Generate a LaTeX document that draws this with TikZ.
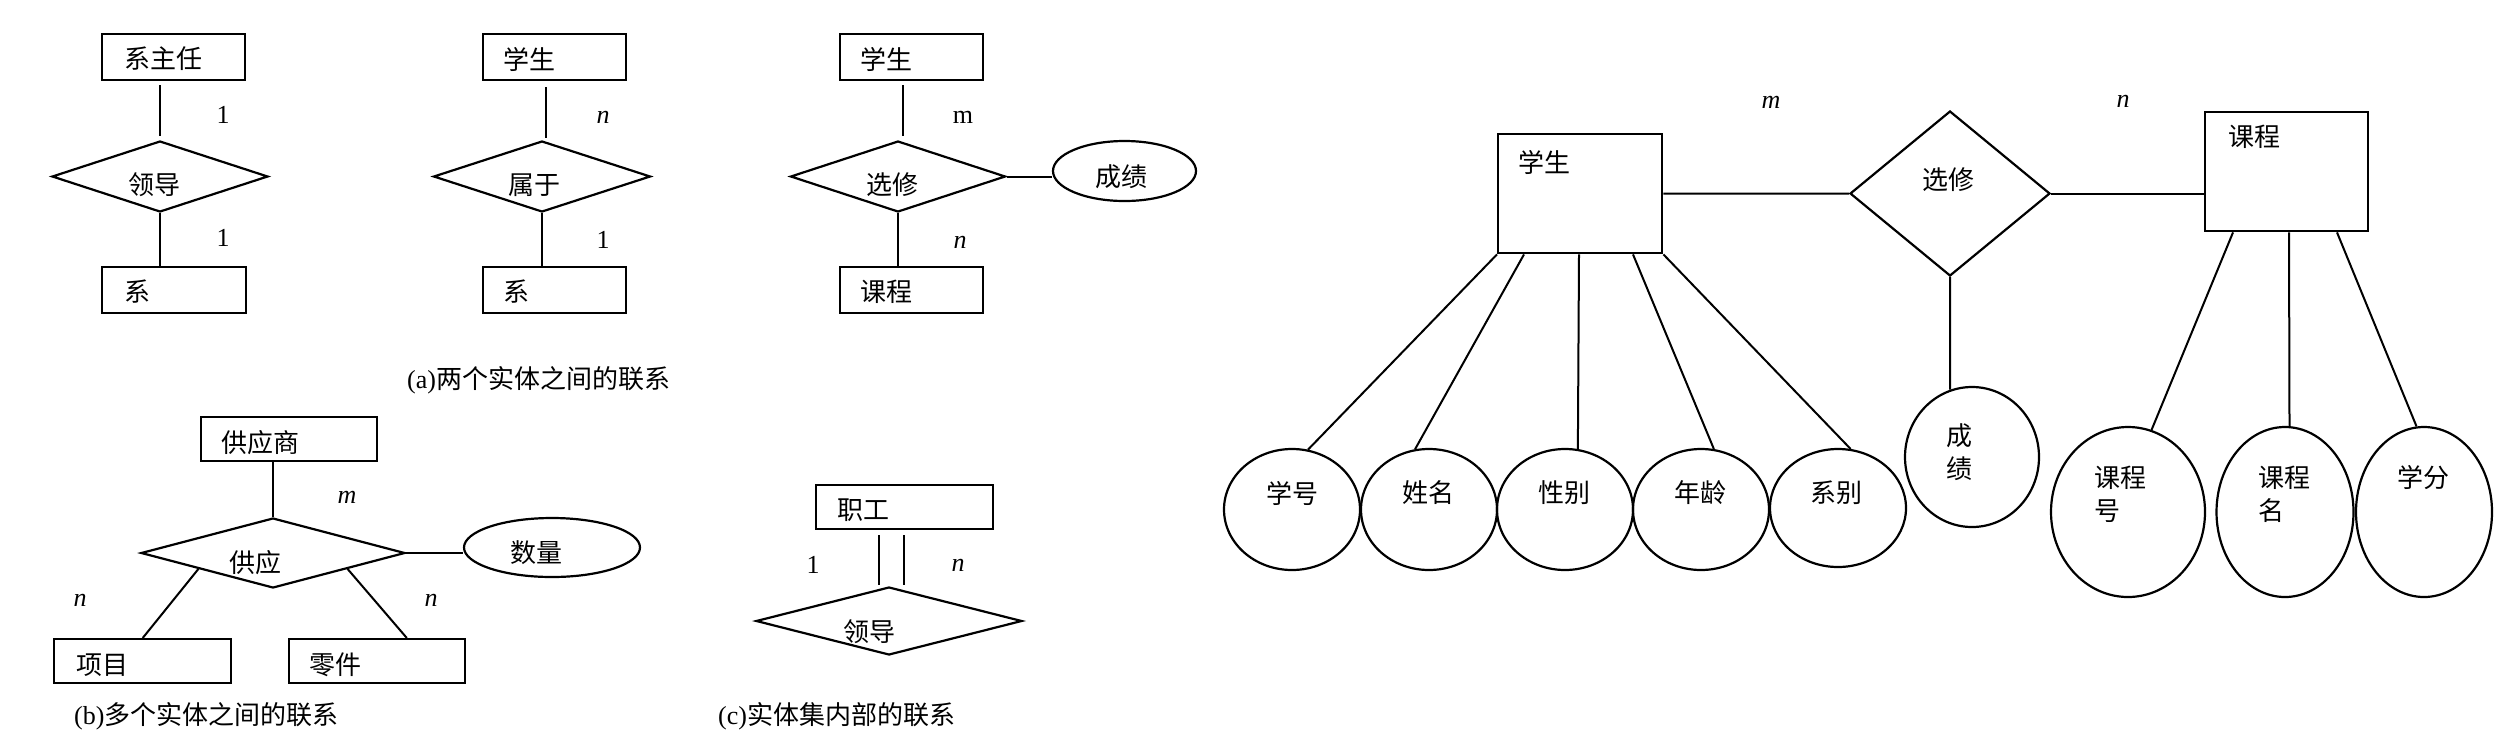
\documentclass[tikz,border=0pt]{standalone}
\usepackage{fontspec}
\setmainfont{Liberation Serif}
\newfontfamily\cjk{Noto Sans CJK SC}
\usetikzlibrary{shapes.geometric,calc}
\begin{document}
\begin{tikzpicture}[x=1pt,y=-1pt,
  font=\fontsize{26}{31}\selectfont,
  ent/.style={draw, rectangle, line width=2.4pt, inner sep=0pt, anchor=north west},
  rel/.style={draw, diamond, line width=2.2pt, inner sep=0pt},
  attr/.style={draw, ellipse, line width=2.2pt, inner sep=0pt},
  ln/.style={line width=2pt},
  ct/.style={inner sep=0pt, anchor=west, font=\cjk\fontsize{26}{34}\selectfont},
  cc/.style={inner sep=0pt, anchor=center, font=\cjk\fontsize{26}{34}\selectfont},
  ml/.style={inner sep=0pt, anchor=north west, align=left, font=\cjk\fontsize{26}{33}\selectfont},
  lab/.style={inner sep=0pt, anchor=center},
  captxt/.style={inner sep=0pt, anchor=base west, font=\fontsize{26}{31}\selectfont}
]
\path[use as bounding box, fill=white] (0,0) rectangle (2516,740);

% ---------- (a1) ----------
\node[ent, minimum width=143, minimum height=46] (zr) at (101,33) {};
\node[ct] (tzr) at (124,59) {系主任};
\node[rel, minimum width=216, minimum height=71] (d1) at (160,176.5) {};
\node[cc] (td1) at (154,185) {领导};
\node[ent, minimum width=144, minimum height=46] (x1) at (101,266) {};
\node[ct] (tx1) at (124,292) {系};
\draw[ln, shorten <=4pt, shorten >=4pt] (d1.north |- zr.south) -- (d1.north);
\draw[ln] (d1.south) -- (d1.south |- x1.north);
\node[lab] (l1a) at (223,115) {1};
\node[lab] (l1b) at (223,238) {1};

% ---------- (a2) ----------
\node[ent, minimum width=143, minimum height=46] (s2) at (482,33) {};
\node[ct] (ts2) at (503,59) {学生};
\node[rel, minimum width=217, minimum height=71] (d2) at (542,176.5) {};
\node[cc] (td2) at (534,185) {属于};
\node[ent, minimum width=143, minimum height=46] (x2) at (482,266) {};
\node[ct] (tx2) at (503,292) {系};
\draw[ln, shorten <=6pt, shorten >=2pt] ([xshift=4pt]d2.north |- s2.south) -- ([xshift=4pt]d2.north);
\draw[ln] (d2.south) -- (d2.south |- x2.north);
\node[lab] (l2a) at (603,117) {\itshape n};
\node[lab] (l2b) at (603,240) {1};

% ---------- (a3) ----------
\node[ent, minimum width=143, minimum height=46] (s3) at (839,33) {};
\node[ct] (ts3) at (860,59) {学生};
\node[rel, minimum width=215, minimum height=71] (d3) at (898,176.5) {};
\node[cc] (td3) at (892,185) {选修};
\node[ent, minimum width=143, minimum height=46] (k3) at (839,266) {};
\node[ct] (tk3) at (860,292) {课程};
\node[attr, minimum width=143, minimum height=60] (cj3) at (1124.5,171) {};
\node[cc] (tcj3) at (1121,177) {成绩};
\draw[ln, shorten <=4pt, shorten >=4pt] ([xshift=5pt]d3.north |- s3.south) -- ([xshift=5pt]d3.north);
\draw[ln] (d3.south) -- (d3.south |- k3.north);
\draw[ln] (d3.east) -- (d3.east -| cj3.west);
\node[lab] (l3a) at (963,117) {m};
\node[lab] (l3b) at (960,242) {\itshape n};

\node[captxt] (capa) at (407,388) {(a)\cjk 两个实体之间的联系};

% ---------- (b) ----------
\node[ent, minimum width=176, minimum height=44] (gys) at (199.5,416) {};
\node[ct] (tgys) at (221,443) {供应商};
\node[rel, minimum width=264, minimum height=70] (d4) at (273,553) {};
\node[cc] (td4) at (255,563) {供应};
\node[attr, minimum width=176, minimum height=59] (sl) at (552,547.5) {};
\node[cc] (tsl) at (536,553) {数量};
\node[ent, minimum width=177, minimum height=44] (xm) at (53,638) {};
\node[ct] (txm) at (76,665) {项目};
\node[ent, minimum width=176.5, minimum height=44] (lj) at (287.5,638) {};
\node[ct] (tlj) at (309,665) {零件};
\draw[ln] (d4.north |- gys.south) -- (d4.north);
\draw[ln] (d4.east) -- (d4.east -| sl.west);
\draw[ln] ($(d4.west)!0.44!(d4.south)$) -- (xm.north);
\draw[ln] ($(d4.south)!0.56!(d4.east)$) -- ($(lj.north west)!0.667!(lj.north east)$);
\node[lab] (l4a) at (347,497) {\itshape m};
\node[lab] (l4b) at (80,600) {\itshape n};
\node[lab] (l4c) at (431,600) {\itshape n};
\node[captxt] (capb) at (74,724) {(b)\cjk 多个实体之间的联系};

% ---------- (c) ----------
\node[ent, minimum width=177, minimum height=44] (zg) at (815,484) {};
\node[ct] (tzg) at (837,510) {职工};
\node[rel, minimum width=266, minimum height=68] (d6) at (889,621) {};
\node[cc] (td6) at (869,632) {领导};
\draw[ln] ($(zg.south)+(-25.5,5)$) -- ($(zg.south)+(-25.5,55)$);
\draw[ln] ($(zg.south)+(-0.5,5)$) -- ($(zg.south)+(-0.5,55)$);
\node[lab] (l6a) at (813,565) {1};
\node[lab] (l6b) at (958,565) {\itshape n};
\node[captxt] (capc) at (718,724) {(c)\cjk 实体集内部的联系};

% ---------- big ER ----------
\node[ent, minimum width=164, minimum height=119] (sb) at (1497,133) {};
\node[ct] (tsb) at (1518,162) {学生};
\node[rel, minimum width=200, minimum height=165] (d5) at (1950,193.5) {};
\node[cc] (td5) at (1948,180) {选修};
\node[ent, minimum width=163, minimum height=119] (cb) at (2204,111) {};
\node[ct] (tcb) at (2228,137) {课程};
\node[lab] (l5a) at (1771,102) {\itshape m};
\node[lab] (l5b) at (2123,101) {\itshape n};
\draw[ln] (sb.east) -- (d5.west);
\draw[ln] (d5.east) -- (d5.east -| cb.west);

\node[attr, minimum width=134, minimum height=140] (cj5) at (1972,457) {};
\node[ml] (tcj5) at (1946,423) {成\\绩};
\draw[ln] (d5.south) -- (cj5.108);

\node[attr, minimum width=136, minimum height=121] (a1) at (1292,509.5) {};
\node[attr, minimum width=136, minimum height=121] (a2) at (1429,509.5) {};
\node[attr, minimum width=136, minimum height=121] (a3) at (1565,509.5) {};
\node[attr, minimum width=136, minimum height=121] (a4) at (1701,509.5) {};
\node[attr, minimum width=136, minimum height=118] (a5) at (1838,508) {};
\node[cc] (ta1) at (1292,493) {学号};
\node[cc] (ta2) at (1428,493) {姓名};
\node[cc] (ta3) at (1564,493) {性别};
\node[cc] (ta4) at (1700,493) {年龄};
\node[cc] (ta5) at (1836,493) {系别};
\draw[ln] (sb.south west) -- (a1.75);
\draw[ln] ($(sb.south west)+(27,0)$) -- (a2.103);
\draw[ln] ($(sb.south west)+(82,0)$) -- (a3.78);
\draw[ln] ($(sb.south west)+(136,0)$) -- (a4.78);
\draw[ln] (sb.south east) -- (a5.78);

\node[attr, minimum width=154, minimum height=170] (k1) at (2128,512) {};
\node[attr, minimum width=137, minimum height=170] (k2) at (2285,512) {};
\node[attr, minimum width=136, minimum height=170] (k3b) at (2424,512) {};
\node[ml] (tk1) at (2094,466) {课程\\号};
\node[ml] (tk2) at (2258,466) {课程\\名};
\node[cc] (tk3b) at (2423,478) {学分};
\draw[ln] ($(cb.south west)+(29,0)$) -- (k1.74);
\draw[ln] ($(cb.south west)+(85,0)$) -- (k2.87);
\draw[ln] ($(cb.south west)+(133,0)$) -- (k3b.95);
\end{tikzpicture}
\end{document}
++++++++++
SHORT TASK:
From the first line above down to the line with "(l1b) at (223,238)", reproduce every line and no others, omitting pictures.

RESPONSE FOR THIS EXERCISE:
Generate a LaTeX document that draws this with TikZ.
\documentclass[tikz,border=0pt]{standalone}
\usepackage{fontspec}
\setmainfont{Liberation Serif}
\newfontfamily\cjk{Noto Sans CJK SC}
\usetikzlibrary{shapes.geometric,calc}
\begin{document}
\begin{tikzpicture}[x=1pt,y=-1pt,
  font=\fontsize{26}{31}\selectfont,
  ent/.style={draw, rectangle, line width=2.4pt, inner sep=0pt, anchor=north west},
  rel/.style={draw, diamond, line width=2.2pt, inner sep=0pt},
  attr/.style={draw, ellipse, line width=2.2pt, inner sep=0pt},
  ln/.style={line width=2pt},
  ct/.style={inner sep=0pt, anchor=west, font=\cjk\fontsize{26}{34}\selectfont},
  cc/.style={inner sep=0pt, anchor=center, font=\cjk\fontsize{26}{34}\selectfont},
  ml/.style={inner sep=0pt, anchor=north west, align=left, font=\cjk\fontsize{26}{33}\selectfont},
  lab/.style={inner sep=0pt, anchor=center},
  captxt/.style={inner sep=0pt, anchor=base west, font=\fontsize{26}{31}\selectfont}
]
\path[use as bounding box, fill=white] (0,0) rectangle (2516,740);

% ---------- (a1) ----------
\node[ent, minimum width=143, minimum height=46] (zr) at (101,33) {};
\node[ct] (tzr) at (124,59) {系主任};
\node[rel, minimum width=216, minimum height=71] (d1) at (160,176.5) {};
\node[cc] (td1) at (154,185) {领导};
\node[ent, minimum width=144, minimum height=46] (x1) at (101,266) {};
\node[ct] (tx1) at (124,292) {系};
\draw[ln, shorten <=4pt, shorten >=4pt] (d1.north |- zr.south) -- (d1.north);
\draw[ln] (d1.south) -- (d1.south |- x1.north);
\node[lab] (l1a) at (223,115) {1};
\node[lab] (l1b) at (223,238) {1};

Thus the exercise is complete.